__Recorded data__:
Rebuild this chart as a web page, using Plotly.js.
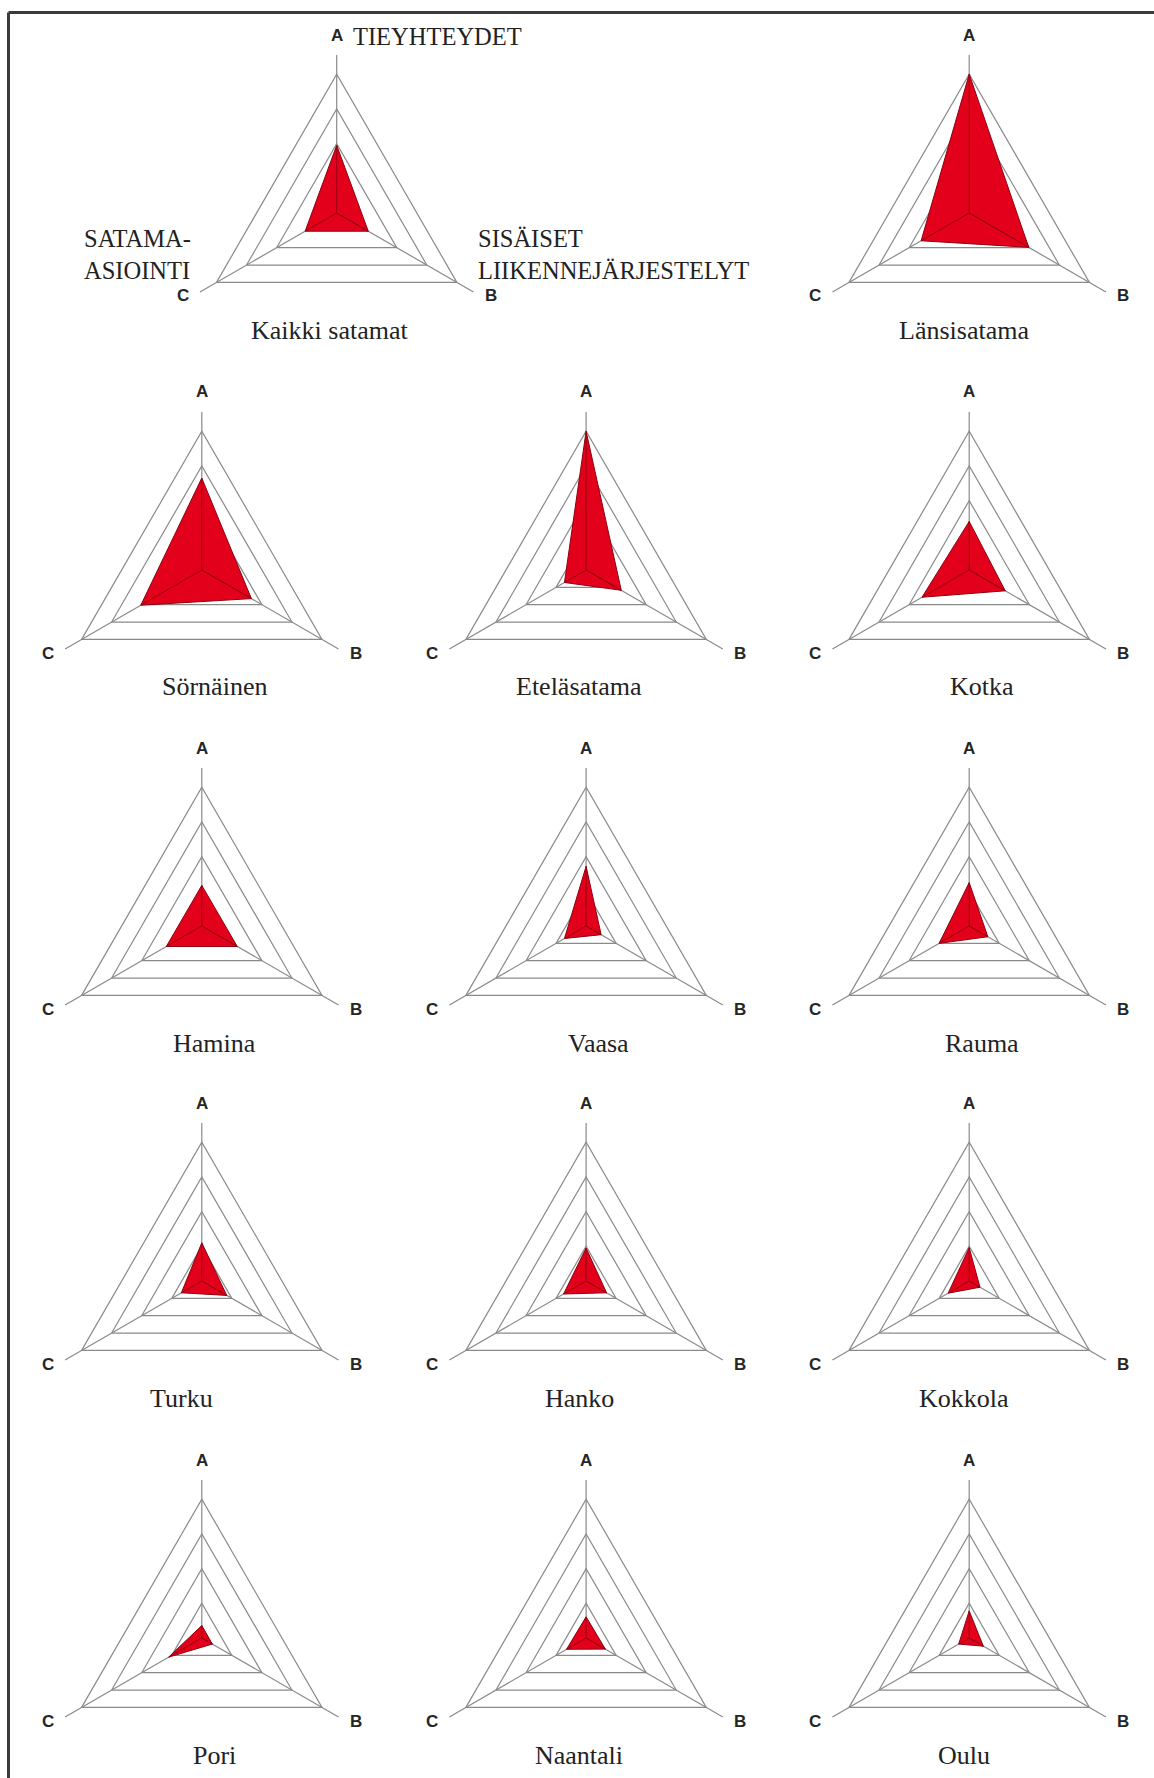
<!DOCTYPE html>
<html>
<head>
<meta charset="utf-8">
<script src="https://cdn.plot.ly/plotly-3.0.1.min.js"></script>
<style>html,body{margin:0;padding:0;background:#fff;overflow:hidden;}#chart{width:1154px;height:1800px;}</style>
</head>
<body>
<div id="chart"></div>
<script>
// ---- data ----
const categories = ['A', 'B', 'C'];
const ports = ['Kaikki satamat', 'Länsisatama', 'Sörnäinen', 'Eteläsatama', 'Kotka',
               'Hamina', 'Vaasa', 'Rauma', 'Turku', 'Hanko', 'Kokkola',
               'Pori', 'Naantali', 'Oulu'];
const valuesA = [1.95, 4.00, 2.65, 4.00, 1.40, 1.17, 1.72, 1.25, 1.10, 0.95, 0.96, 0.36, 0.61, 0.78];
const valuesB = [1.05, 1.98, 1.65, 1.17, 1.20, 1.18, 0.50, 0.62, 0.83, 0.68, 0.36, 0.35, 0.64, 0.47];
const valuesC = [1.05, 1.60, 2.03, 0.72, 1.57, 1.18, 0.72, 1.00, 0.68, 0.75, 0.70, 1.10, 0.65, 0.35];
const gridLevels = [1, 2, 3, 4];
const axisNames = ['TIEYHTEYDET', 'SISÄISET<br>LIIKENNEJÄRJESTELYT', 'SATAMA-<br>ASIOINTI'];

// ---- layout geometry (px) ----
const W = 1154, H = 1800;   // figure slightly taller than the 1778 window so the last row keeps full size
const unitPx = 34.7, rMax = 4.55;
const half = unitPx * rMax;
const colX = [201.8, 586.1, 969.2];
const rowY = [213, 570, 926, 1281, 1638];
const centers = [[336.7, rowY[0]], [colX[2], rowY[0]]];
for (let r = 1; r < 5; r++) for (let c = 0; c < 3; c++) centers.push([colX[c], rowY[r]]);
const titleX = [291, 850, 189, 511, 866, 189, 528, 866, 160, 511, 850, 189, 511, 850].map(v => v * 1.1336);
const titleDy = 117;
// offsets of the axis letters from the chart centre (px)
const labelOffsets = [[0, -178], [154, 83], [-154, 83]];

const px = x => x / W;
const py = y => 1 - y / H;

const data = [];
const layout = {
  width: W, height: H,
  margin: {l: 0, r: 0, t: 0, b: 0},
  paper_bgcolor: '#fff',
  showlegend: false,
  annotations: [],
  shapes: [
    {type: 'line', xref: 'paper', yref: 'paper', x0: px(8.5), x1: px(1160), y0: py(12.5), y1: py(12.5),
     line: {color: '#3c3c3c', width: 3}},
    {type: 'line', xref: 'paper', yref: 'paper', x0: px(8.5), x1: px(8.5), y0: py(12.5), y1: py(1810),
     line: {color: '#3c3c3c', width: 3}}
  ]
};

const letterFont = {family: 'Liberation Sans, Arial, sans-serif', size: 17, weight: 'bold', color: '#262626'};

ports.forEach((name, i) => {
  const key = i === 0 ? 'polar' : 'polar' + (i + 1);
  const [cx, cy] = centers[i];
  layout[key] = {
    domain: {x: [px(cx - half), px(cx + half)], y: [py(cy + half), py(cy - half)]},
    gridshape: 'linear',
    bgcolor: 'rgba(0,0,0,0)',
    radialaxis: {
      range: [0, rMax], tickvals: gridLevels, showticklabels: false, ticks: '',
      showline: false, gridcolor: '#8a8a8a', gridwidth: 1.2
    },
    angularaxis: {
      type: 'category', categoryarray: categories, rotation: 90, direction: 'clockwise',
      showline: false, ticks: '', showticklabels: false,
      gridcolor: '#8a8a8a', gridwidth: 1.2
    }
  };
  const a = valuesA[i], b = valuesB[i], c = valuesC[i];
  data.push({
    type: 'scatterpolar', subplot: key,
    r: [a, b, c, a], theta: [categories[0], categories[1], categories[2], categories[0]],
    mode: 'lines', fill: 'toself', fillcolor: '#e2001a',
    line: {color: '#8e0010', width: 1}, hoverinfo: 'skip'
  });
  data.push({
    type: 'scatterpolar', subplot: key,
    r: [a, 0, b, 0, c], theta: [categories[0], categories[0], categories[1], categories[1], categories[2]],
    mode: 'lines', line: {color: '#9a0012', width: 1}, hoverinfo: 'skip'
  });
  categories.forEach((cat, k) => {
    layout.annotations.push({
      xref: 'paper', yref: 'paper', x: px(cx + labelOffsets[k][0]), y: py(cy + labelOffsets[k][1]),
      text: cat, showarrow: false, xanchor: 'center', yanchor: 'middle', font: letterFont
    });
  });
  layout.annotations.push({
    xref: 'paper', yref: 'paper', x: px(titleX[i]), y: py(cy + titleDy),
    text: name, showarrow: false, xanchor: 'center', yanchor: 'middle',
    font: {family: 'Liberation Serif, Times New Roman, serif', size: 26, color: '#222'}
  });
});

// axis name annotations on the first chart
const nameFont = {family: 'Liberation Serif, Times New Roman, serif', size: 24.5, color: '#222'};
layout.annotations.push({xref: 'paper', yref: 'paper', x: px(351), y: py(36), text: axisNames[0],
  showarrow: false, xanchor: 'left', yanchor: 'middle', font: nameFont});
layout.annotations.push({xref: 'paper', yref: 'paper', x: px(476), y: py(255), text: axisNames[1],
  showarrow: false, xanchor: 'left', yanchor: 'middle', align: 'left', font: nameFont});
layout.annotations.push({xref: 'paper', yref: 'paper', x: px(82), y: py(255), text: axisNames[2],
  showarrow: false, xanchor: 'left', yanchor: 'middle', align: 'left', font: nameFont});

Plotly.newPlot('chart', data, layout, {staticPlot: true});
</script>
</body>
</html>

__Your goal__:
Reproduce all of the data exactly; the pictures do not belong in the copy.

__Solution to the problem__:
Rebuild this chart as a web page, using Plotly.js.
<!DOCTYPE html>
<html>
<head>
<meta charset="utf-8">
<script src="https://cdn.plot.ly/plotly-3.0.1.min.js"></script>
<style>html,body{margin:0;padding:0;background:#fff;overflow:hidden;}#chart{width:1154px;height:1800px;}</style>
</head>
<body>
<div id="chart"></div>
<script>
// ---- data ----
const categories = ['A', 'B', 'C'];
const ports = ['Kaikki satamat', 'Länsisatama', 'Sörnäinen', 'Eteläsatama', 'Kotka',
               'Hamina', 'Vaasa', 'Rauma', 'Turku', 'Hanko', 'Kokkola',
               'Pori', 'Naantali', 'Oulu'];
const valuesA = [1.95, 4.00, 2.65, 4.00, 1.40, 1.17, 1.72, 1.25, 1.10, 0.95, 0.96, 0.36, 0.61, 0.78];
const valuesB = [1.05, 1.98, 1.65, 1.17, 1.20, 1.18, 0.50, 0.62, 0.83, 0.68, 0.36, 0.35, 0.64, 0.47];
const valuesC = [1.05, 1.60, 2.03, 0.72, 1.57, 1.18, 0.72, 1.00, 0.68, 0.75, 0.70, 1.10, 0.65, 0.35];
const gridLevels = [1, 2, 3, 4];
const axisNames = ['TIEYHTEYDET', 'SISÄISET<br>LIIKENNEJÄRJESTELYT', 'SATAMA-<br>ASIOINTI'];

// ---- layout geometry (px) ----
const W = 1154, H = 1800;   // figure slightly taller than the 1778 window so the last row keeps full size
const unitPx = 34.7, rMax = 4.55;
const half = unitPx * rMax;
const colX = [201.8, 586.1, 969.2];
const rowY = [213, 570, 926, 1281, 1638];
const centers = [[336.7, rowY[0]], [colX[2], rowY[0]]];
for (let r = 1; r < 5; r++) for (let c = 0; c < 3; c++) centers.push([colX[c], rowY[r]]);
const titleX = [291, 850, 189, 511, 866, 189, 528, 866, 160, 511, 850, 189, 511, 850].map(v => v * 1.1336);
const titleDy = 117;
// offsets of the axis letters from the chart centre (px)
const labelOffsets = [[0, -178], [154, 83], [-154, 83]];

const px = x => x / W;
const py = y => 1 - y / H;

const data = [];
const layout = {
  width: W, height: H,
  margin: {l: 0, r: 0, t: 0, b: 0},
  paper_bgcolor: '#fff',
  showlegend: false,
  annotations: [],
  shapes: [
    {type: 'line', xref: 'paper', yref: 'paper', x0: px(8.5), x1: px(1160), y0: py(12.5), y1: py(12.5),
     line: {color: '#3c3c3c', width: 3}},
    {type: 'line', xref: 'paper', yref: 'paper', x0: px(8.5), x1: px(8.5), y0: py(12.5), y1: py(1810),
     line: {color: '#3c3c3c', width: 3}}
  ]
};

const letterFont = {family: 'Liberation Sans, Arial, sans-serif', size: 17, weight: 'bold', color: '#262626'};

ports.forEach((name, i) => {
  const key = i === 0 ? 'polar' : 'polar' + (i + 1);
  const [cx, cy] = centers[i];
  layout[key] = {
    domain: {x: [px(cx - half), px(cx + half)], y: [py(cy + half), py(cy - half)]},
    gridshape: 'linear',
    bgcolor: 'rgba(0,0,0,0)',
    radialaxis: {
      range: [0, rMax], tickvals: gridLevels, showticklabels: false, ticks: '',
      showline: false, gridcolor: '#8a8a8a', gridwidth: 1.2
    },
    angularaxis: {
      type: 'category', categoryarray: categories, rotation: 90, direction: 'clockwise',
      showline: false, ticks: '', showticklabels: false,
      gridcolor: '#8a8a8a', gridwidth: 1.2
    }
  };
  const a = valuesA[i], b = valuesB[i], c = valuesC[i];
  data.push({
    type: 'scatterpolar', subplot: key,
    r: [a, b, c, a], theta: [categories[0], categories[1], categories[2], categories[0]],
    mode: 'lines', fill: 'toself', fillcolor: '#e2001a',
    line: {color: '#8e0010', width: 1}, hoverinfo: 'skip'
  });
  data.push({
    type: 'scatterpolar', subplot: key,
    r: [a, 0, b, 0, c], theta: [categories[0], categories[0], categories[1], categories[1], categories[2]],
    mode: 'lines', line: {color: '#9a0012', width: 1}, hoverinfo: 'skip'
  });
  categories.forEach((cat, k) => {
    layout.annotations.push({
      xref: 'paper', yref: 'paper', x: px(cx + labelOffsets[k][0]), y: py(cy + labelOffsets[k][1]),
      text: cat, showarrow: false, xanchor: 'center', yanchor: 'middle', font: letterFont
    });
  });
  layout.annotations.push({
    xref: 'paper', yref: 'paper', x: px(titleX[i]), y: py(cy + titleDy),
    text: name, showarrow: false, xanchor: 'center', yanchor: 'middle',
    font: {family: 'Liberation Serif, Times New Roman, serif', size: 26, color: '#222'}
  });
});

// axis name annotations on the first chart
const nameFont = {family: 'Liberation Serif, Times New Roman, serif', size: 24.5, color: '#222'};
layout.annotations.push({xref: 'paper', yref: 'paper', x: px(351), y: py(36), text: axisNames[0],
  showarrow: false, xanchor: 'left', yanchor: 'middle', font: nameFont});
layout.annotations.push({xref: 'paper', yref: 'paper', x: px(476), y: py(255), text: axisNames[1],
  showarrow: false, xanchor: 'left', yanchor: 'middle', align: 'left', font: nameFont});
layout.annotations.push({xref: 'paper', yref: 'paper', x: px(82), y: py(255), text: axisNames[2],
  showarrow: false, xanchor: 'left', yanchor: 'middle', align: 'left', font: nameFont});

Plotly.newPlot('chart', data, layout, {staticPlot: true});
</script>
</body>
</html>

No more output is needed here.